This Primate’s Long Middle Finger Has a Startling (And Rather Gross) Use
The aye-aye, long seen as spooky, spurred scientists to probe into primate nose-picking
Scientists have captured a video of an aye-aye, a kind of primate, picking its nose in a rather gruesome fashion.
The aye-aye is an endangered species that lives in Madagascar, and its closest relatives are lemurs. These small primates are often killed due to their representation in folklore as omens of death, according to IFL Science’s Rachael Funnell.
Their macabre reputation comes in part from a particularly spindly appendage: An aye-aye’s hands make up 41 percent of the length of its forearm. A human with those proportions would have a foot-long hand, per Gizmodo’s Isaac Schultz.
At the end of each of the small primate’s hands are six fingers, including a long and adroit middle finger that can swivel in any direction due to its ball-and-socket joint, like a human shoulder, writes Defector’s Sabrina Imbler.
Aye-ayes use their middle fingers to forage for grubs in trees—tapping on the bark and listening for wood-boring insects moving around beneath it. But, it turns out, the primates can also use the long fingers to forage for something else.
Scientists caught an aye-aye named Kali at the Duke Lemur Center in North Carolina sticking the three-inch-long digit deep into the recesses of its nasal cavity. After extracting the finger, Kali polished it off with a lick.
“It was inserting the entire length and, [when you look at] the length of its head, it was like—where is it going?” Anne-Claire Fabre, a biologist at the University of Bern in Switzerland, tells the BBC’s Maddie Molloy. “I wondered—is it inserting it into its brain? It was so weird and seemed impossible.”
To find the answer, the researchers took a CT scan of an aye-aye specimen from a museum and then modeled the head and hand on a computer, according to Defector. The model showed the finger “going into the sinus and from the sinus into the throat and into the mouth,” Fabre says to the BBC.
Kali’s behavior inspired a deeper search into the world of primate nose-picking. Fabre and her colleagues found examples of 11 other primates in addition to aye-ayes that engage in the habit, including humans, capuchins, macaques, chimpanzees and orangutans, writes the Guardian’s Nicola Davis. The researchers published their findings last week in the Journal of Zoology.

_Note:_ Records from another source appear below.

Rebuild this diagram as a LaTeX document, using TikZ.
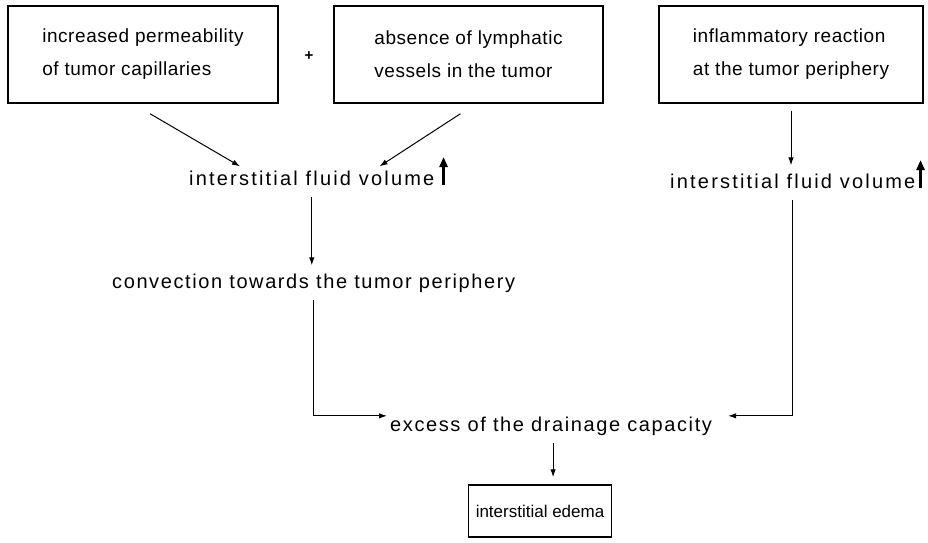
\documentclass[tikz,border=0pt]{standalone}
\usepackage{fontspec}
\setmainfont{Liberation Sans}
\newfontfamily\boxfont{Liberation Sans}[LetterSpace=3]
\newfontfamily\labfont{Liberation Sans}[LetterSpace=8]
\newfontfamily\volfont{Liberation Sans}[LetterSpace=11]
\usetikzlibrary{arrows.meta}
\tikzset{
  box/.style={draw,line width=1.4pt,minimum height=97pt,align=left,font=\boxfont\fontsize{19}{33}\selectfont},
  lab/.style={inner sep=0pt,anchor=base west,font=\labfont\fontsize{20}{24}\selectfont},
  vol/.style={lab,font=\volfont\fontsize{20}{24}\selectfont},
  conn/.style={line width=1pt,-{Latex[length=8pt,width=5.5pt]}},
  uparr/.style={line width=2.6pt,-{Triangle[length=10pt,width=8pt]}}
}
\begin{document}
\begin{tikzpicture}[x=1pt,y=-1pt]
\useasboundingbox (0,0) rectangle (928,542);
\node[box,minimum width=270pt] (perm) at (143,54.5) {increased permeability\\of tumor capillaries};
\node[font=\bfseries\fontsize{15}{16}\selectfont] (plus) at (309,56) {+};
\node[box,minimum width=269pt] (lymph) at (468.5,54.5) {absence of lymphatic\\vessels in the tumor};
\node[box,minimum width=264pt] (infl) at (791,54.5) {inflammatory reaction\\at the tumor periphery};
\node[vol] (vol1) at (189,185) {interstitial fluid volume};
\node[vol] (vol2) at (670,188) {interstitial fluid volume};
\node[lab] (conv) at (112,288) {convection towards the tumor periphery};
\node[lab] (excess) at (390,431) {excess of the drainage capacity};
\node[draw,line width=1.5pt,minimum width=143pt,minimum height=52pt,font=\fontsize{17}{20}\selectfont] (edema) at (540,511) {interstitial edema};
\draw[uparr] ([xshift=9pt]vol1.base east) -- ++(0,-28);
\draw[uparr] ([xshift=5pt]vol2.base east) -- ++(0,-28);
\draw[conn] ([shift={(7,10)}]perm.south) -- ([shift={(51,-4)}]vol1.north west);
\draw[conn] ([shift={(-8,10)}]lymph.south) -- ([shift={(-55,-4)}]vol1.north east);
\draw[conn] ([yshift=-7pt]infl.south) -- ([yshift=8pt]infl.south |- vol2.north);
\draw[conn] ([yshift=-12pt]vol1.south) -- ([yshift=8pt]vol1.south |- conv.north);
\draw[conn] ([yshift=-8pt]conv.south) |- ([xshift=-3pt,yshift=10pt]excess.west);
\draw[conn] ([yshift=-12pt]vol2.south) |- ([xshift=16pt,yshift=10pt]excess.east);
\draw[conn] ([xshift=2pt,yshift=-8pt]excess.south) -- ([xshift=2pt,yshift=7pt]excess.south |- edema.north);
\end{tikzpicture}
\end{document}
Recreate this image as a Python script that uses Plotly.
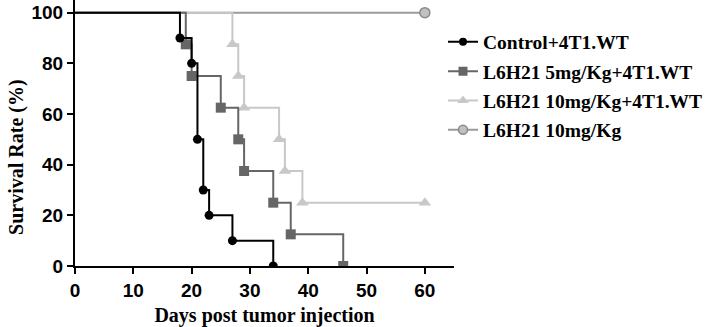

Scientists aren’t sure why primates choose to pick their noses, per the Guardian. “Nearly all the papers that you can find [about it] were written as jokes,” Fabre tells IFL Science in an email.
Many of the studies that do exist are about humans. Previous research has pointed to both pros and cons of eating mucus—for example, one paper from 2015 posits that mucus could protect against cavities. But a 2006 study suggests that nose-picking is associated with Staphylococcus bacteria that can lead to staph infections. In most cases, though, these bacteria cause no symptoms or only mild skin infections.
For aye-ayes, scientists say the snacking habit might have advantages—but without more research, they don’t know if that’s true.
Regardless, co-author Roberto Portela Miguez, a senior curator at the Natural History Museum in London, hopes the new paper will garner more attention for the threatened species, whose continued existence is at risk due to habitat loss and hunting, per CNN’s Charlotte Banks. In fact, aye-ayes were once thought to be extinct, until they reappeared in 1957.
“Aye-ayes are highly endangered and really need our help,” he tells CNN. “Papers like this can hopefully help draw attention to the species, highlight how little we may know about them and get more people to support their conservation.”